── Data supplied

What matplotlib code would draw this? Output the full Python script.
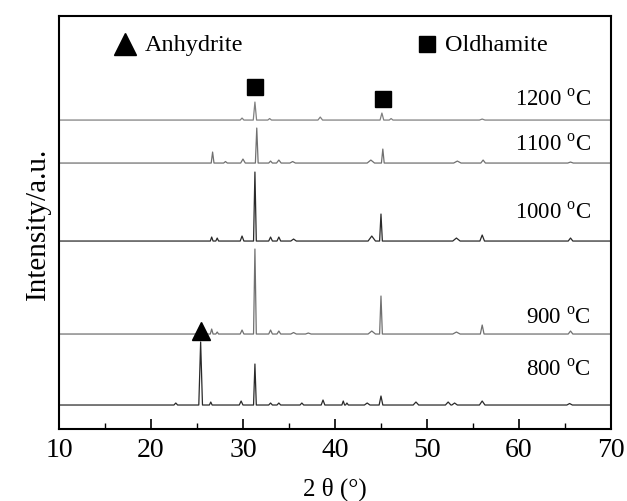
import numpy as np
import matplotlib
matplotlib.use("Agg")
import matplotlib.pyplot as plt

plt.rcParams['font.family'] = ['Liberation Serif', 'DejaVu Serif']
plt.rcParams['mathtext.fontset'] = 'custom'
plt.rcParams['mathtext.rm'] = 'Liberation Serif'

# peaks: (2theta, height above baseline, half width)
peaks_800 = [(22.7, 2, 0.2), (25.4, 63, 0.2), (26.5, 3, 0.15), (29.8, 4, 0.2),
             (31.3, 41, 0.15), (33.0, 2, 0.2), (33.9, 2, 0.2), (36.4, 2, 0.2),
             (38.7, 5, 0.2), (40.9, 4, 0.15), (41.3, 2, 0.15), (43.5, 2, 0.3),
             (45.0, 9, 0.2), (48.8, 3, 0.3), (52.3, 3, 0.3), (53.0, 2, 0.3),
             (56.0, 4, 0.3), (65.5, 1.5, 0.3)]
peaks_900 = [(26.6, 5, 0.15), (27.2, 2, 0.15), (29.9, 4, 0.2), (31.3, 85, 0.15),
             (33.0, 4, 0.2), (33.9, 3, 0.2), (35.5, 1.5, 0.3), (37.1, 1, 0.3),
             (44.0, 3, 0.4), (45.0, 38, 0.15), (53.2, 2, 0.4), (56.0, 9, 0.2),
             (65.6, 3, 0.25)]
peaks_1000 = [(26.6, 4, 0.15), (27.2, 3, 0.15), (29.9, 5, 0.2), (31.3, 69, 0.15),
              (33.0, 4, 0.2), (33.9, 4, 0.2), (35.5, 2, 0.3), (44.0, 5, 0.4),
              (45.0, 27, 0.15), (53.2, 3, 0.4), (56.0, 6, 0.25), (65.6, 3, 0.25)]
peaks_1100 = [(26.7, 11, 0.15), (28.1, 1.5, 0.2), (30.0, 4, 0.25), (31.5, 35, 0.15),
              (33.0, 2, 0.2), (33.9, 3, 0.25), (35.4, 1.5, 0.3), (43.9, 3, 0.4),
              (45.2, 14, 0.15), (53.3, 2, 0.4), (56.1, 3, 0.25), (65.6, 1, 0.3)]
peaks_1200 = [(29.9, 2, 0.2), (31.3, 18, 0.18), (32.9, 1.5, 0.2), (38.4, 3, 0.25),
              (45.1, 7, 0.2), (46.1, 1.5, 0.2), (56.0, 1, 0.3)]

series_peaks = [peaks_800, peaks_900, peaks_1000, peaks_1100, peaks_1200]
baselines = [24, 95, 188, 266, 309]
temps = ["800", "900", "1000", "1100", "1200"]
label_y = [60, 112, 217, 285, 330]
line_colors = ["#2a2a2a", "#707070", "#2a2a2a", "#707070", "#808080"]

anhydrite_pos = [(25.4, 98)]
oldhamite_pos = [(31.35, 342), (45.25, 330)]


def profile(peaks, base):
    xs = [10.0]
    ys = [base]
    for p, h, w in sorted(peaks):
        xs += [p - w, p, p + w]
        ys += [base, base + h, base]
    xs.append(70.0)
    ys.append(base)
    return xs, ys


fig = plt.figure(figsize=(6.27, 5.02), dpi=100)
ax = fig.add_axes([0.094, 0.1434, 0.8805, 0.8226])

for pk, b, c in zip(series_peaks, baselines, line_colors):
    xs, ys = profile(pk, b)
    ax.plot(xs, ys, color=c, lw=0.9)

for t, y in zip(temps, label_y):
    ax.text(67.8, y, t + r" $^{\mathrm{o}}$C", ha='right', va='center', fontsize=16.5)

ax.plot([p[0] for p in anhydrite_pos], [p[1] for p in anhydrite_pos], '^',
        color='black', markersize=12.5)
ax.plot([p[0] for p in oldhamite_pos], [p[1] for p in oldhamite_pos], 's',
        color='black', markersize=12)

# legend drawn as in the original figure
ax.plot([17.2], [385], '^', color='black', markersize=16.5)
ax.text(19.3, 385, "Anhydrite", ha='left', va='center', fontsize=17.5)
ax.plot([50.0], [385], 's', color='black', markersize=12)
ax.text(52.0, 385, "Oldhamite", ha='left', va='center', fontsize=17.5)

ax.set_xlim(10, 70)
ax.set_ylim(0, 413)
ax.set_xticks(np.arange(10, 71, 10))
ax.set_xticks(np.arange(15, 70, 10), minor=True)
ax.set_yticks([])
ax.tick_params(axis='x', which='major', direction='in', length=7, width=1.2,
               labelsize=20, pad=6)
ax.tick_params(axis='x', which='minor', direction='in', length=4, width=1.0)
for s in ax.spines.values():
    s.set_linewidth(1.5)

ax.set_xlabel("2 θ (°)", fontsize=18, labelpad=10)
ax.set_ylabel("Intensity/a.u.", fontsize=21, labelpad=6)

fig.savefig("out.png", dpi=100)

────
── Data supplied

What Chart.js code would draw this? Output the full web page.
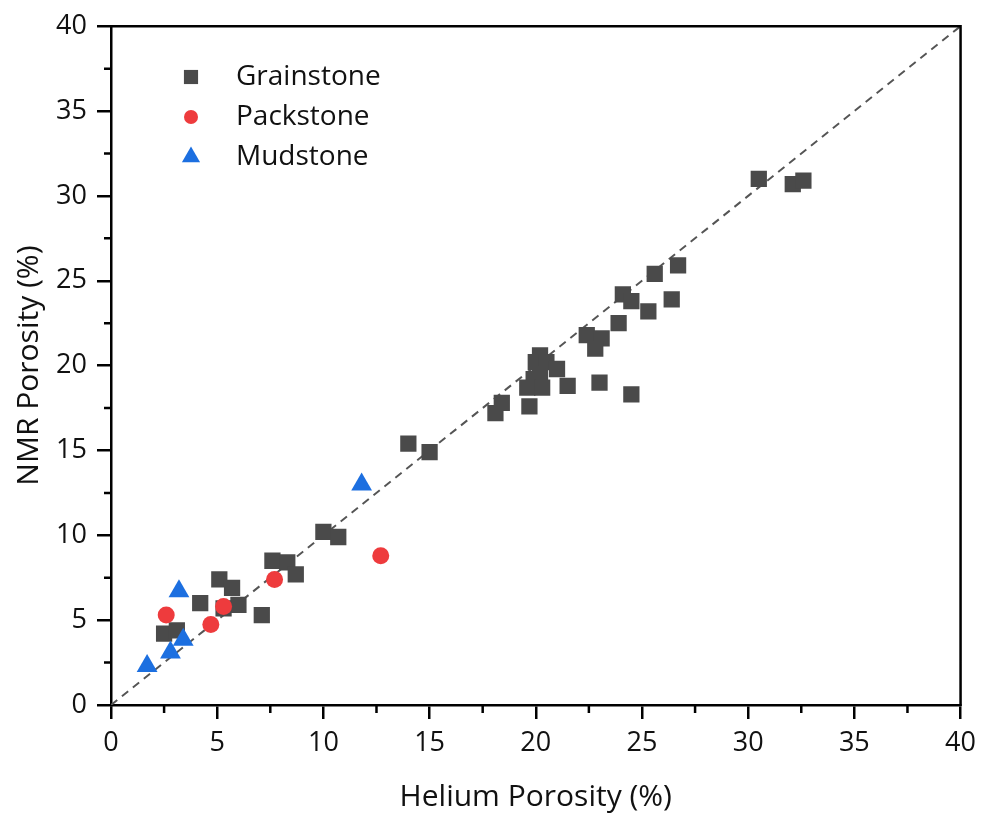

────

= Stated problem =
Select all lines with the word "What" from the entries above.

= Solution to this problem =
What matplotlib code would draw this? Output the full Python script.
What Chart.js code would draw this? Output the full web page.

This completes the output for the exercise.